**Source excerpt**
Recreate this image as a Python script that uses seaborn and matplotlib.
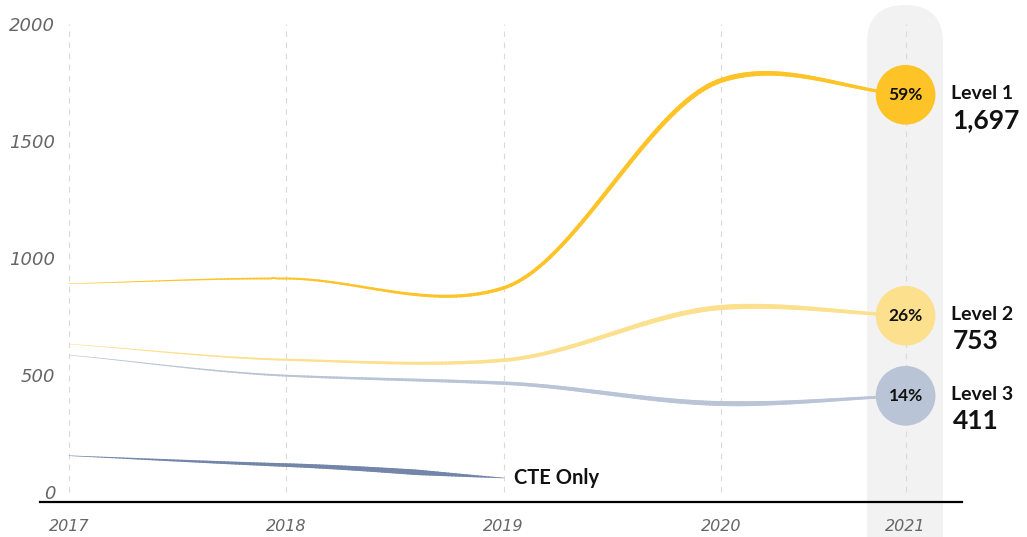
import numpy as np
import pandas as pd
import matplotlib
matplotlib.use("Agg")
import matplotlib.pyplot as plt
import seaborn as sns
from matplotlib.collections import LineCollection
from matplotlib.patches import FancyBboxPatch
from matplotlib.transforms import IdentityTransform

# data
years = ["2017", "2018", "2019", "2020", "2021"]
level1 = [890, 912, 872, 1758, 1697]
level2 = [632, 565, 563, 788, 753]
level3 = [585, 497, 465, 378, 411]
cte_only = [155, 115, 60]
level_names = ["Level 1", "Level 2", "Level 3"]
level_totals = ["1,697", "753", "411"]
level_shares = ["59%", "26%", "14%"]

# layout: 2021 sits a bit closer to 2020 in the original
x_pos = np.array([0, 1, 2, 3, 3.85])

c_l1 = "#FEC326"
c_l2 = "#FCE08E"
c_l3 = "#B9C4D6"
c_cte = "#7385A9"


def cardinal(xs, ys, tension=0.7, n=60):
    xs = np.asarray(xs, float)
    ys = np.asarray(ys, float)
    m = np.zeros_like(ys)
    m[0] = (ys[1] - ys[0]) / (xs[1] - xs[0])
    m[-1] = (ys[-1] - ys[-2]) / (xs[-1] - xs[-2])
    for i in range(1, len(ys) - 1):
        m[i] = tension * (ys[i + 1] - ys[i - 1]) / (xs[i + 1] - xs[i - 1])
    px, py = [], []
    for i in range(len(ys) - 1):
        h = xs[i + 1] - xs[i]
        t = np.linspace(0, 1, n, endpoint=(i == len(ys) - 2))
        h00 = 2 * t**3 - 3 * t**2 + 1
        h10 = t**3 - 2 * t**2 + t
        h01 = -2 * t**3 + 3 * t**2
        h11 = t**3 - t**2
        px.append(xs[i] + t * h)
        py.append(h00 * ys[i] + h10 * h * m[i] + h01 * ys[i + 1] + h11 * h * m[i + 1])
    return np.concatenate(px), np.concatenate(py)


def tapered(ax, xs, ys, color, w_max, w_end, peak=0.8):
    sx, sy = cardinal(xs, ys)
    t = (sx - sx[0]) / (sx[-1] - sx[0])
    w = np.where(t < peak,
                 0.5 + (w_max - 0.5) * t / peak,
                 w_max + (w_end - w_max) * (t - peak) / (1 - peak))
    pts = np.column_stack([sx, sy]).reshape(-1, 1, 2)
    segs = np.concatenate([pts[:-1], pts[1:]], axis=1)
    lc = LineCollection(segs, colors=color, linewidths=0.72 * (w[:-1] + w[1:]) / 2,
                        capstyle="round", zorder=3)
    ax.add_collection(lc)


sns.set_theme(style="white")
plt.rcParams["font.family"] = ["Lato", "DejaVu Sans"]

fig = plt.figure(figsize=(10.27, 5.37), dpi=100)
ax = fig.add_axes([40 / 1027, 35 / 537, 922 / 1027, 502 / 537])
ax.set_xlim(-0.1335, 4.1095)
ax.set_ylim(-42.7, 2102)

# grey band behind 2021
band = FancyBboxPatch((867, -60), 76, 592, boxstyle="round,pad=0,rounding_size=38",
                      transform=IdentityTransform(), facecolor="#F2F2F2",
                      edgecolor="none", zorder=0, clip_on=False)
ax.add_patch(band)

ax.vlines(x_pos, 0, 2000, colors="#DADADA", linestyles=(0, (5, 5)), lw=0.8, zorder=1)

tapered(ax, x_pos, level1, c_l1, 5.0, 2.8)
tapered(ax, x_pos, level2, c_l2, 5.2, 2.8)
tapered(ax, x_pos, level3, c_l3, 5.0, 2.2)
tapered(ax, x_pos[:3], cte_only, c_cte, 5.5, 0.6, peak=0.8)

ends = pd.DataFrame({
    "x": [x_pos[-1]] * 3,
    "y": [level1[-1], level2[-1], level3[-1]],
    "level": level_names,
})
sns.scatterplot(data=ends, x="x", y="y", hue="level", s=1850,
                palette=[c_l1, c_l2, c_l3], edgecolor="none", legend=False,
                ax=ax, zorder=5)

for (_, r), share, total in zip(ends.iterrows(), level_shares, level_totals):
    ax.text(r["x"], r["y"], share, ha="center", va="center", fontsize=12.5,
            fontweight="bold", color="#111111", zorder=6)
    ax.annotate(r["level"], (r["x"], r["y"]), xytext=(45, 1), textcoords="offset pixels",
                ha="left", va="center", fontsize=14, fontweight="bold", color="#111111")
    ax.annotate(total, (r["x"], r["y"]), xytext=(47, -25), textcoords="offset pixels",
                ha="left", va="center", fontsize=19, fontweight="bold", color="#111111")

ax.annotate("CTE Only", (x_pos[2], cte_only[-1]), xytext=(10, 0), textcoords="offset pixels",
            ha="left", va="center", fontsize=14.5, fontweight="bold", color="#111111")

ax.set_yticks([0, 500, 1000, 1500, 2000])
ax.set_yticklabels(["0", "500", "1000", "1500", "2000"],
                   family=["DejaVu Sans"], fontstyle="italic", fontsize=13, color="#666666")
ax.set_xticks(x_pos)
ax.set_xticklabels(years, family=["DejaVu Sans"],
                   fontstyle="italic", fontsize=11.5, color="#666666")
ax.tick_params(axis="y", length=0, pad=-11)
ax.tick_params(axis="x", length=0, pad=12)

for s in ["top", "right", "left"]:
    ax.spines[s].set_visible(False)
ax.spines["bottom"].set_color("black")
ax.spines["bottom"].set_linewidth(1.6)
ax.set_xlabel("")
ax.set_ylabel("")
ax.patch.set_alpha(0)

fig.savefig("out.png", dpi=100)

**Request**
Each line above that includes "matplotlib" should be shown.

**Exercise answer**
Recreate this image as a Python script that uses seaborn and matplotlib.
import matplotlib
matplotlib.use("Agg")
import matplotlib.pyplot as plt
from matplotlib.collections import LineCollection
from matplotlib.patches import FancyBboxPatch
from matplotlib.transforms import IdentityTransform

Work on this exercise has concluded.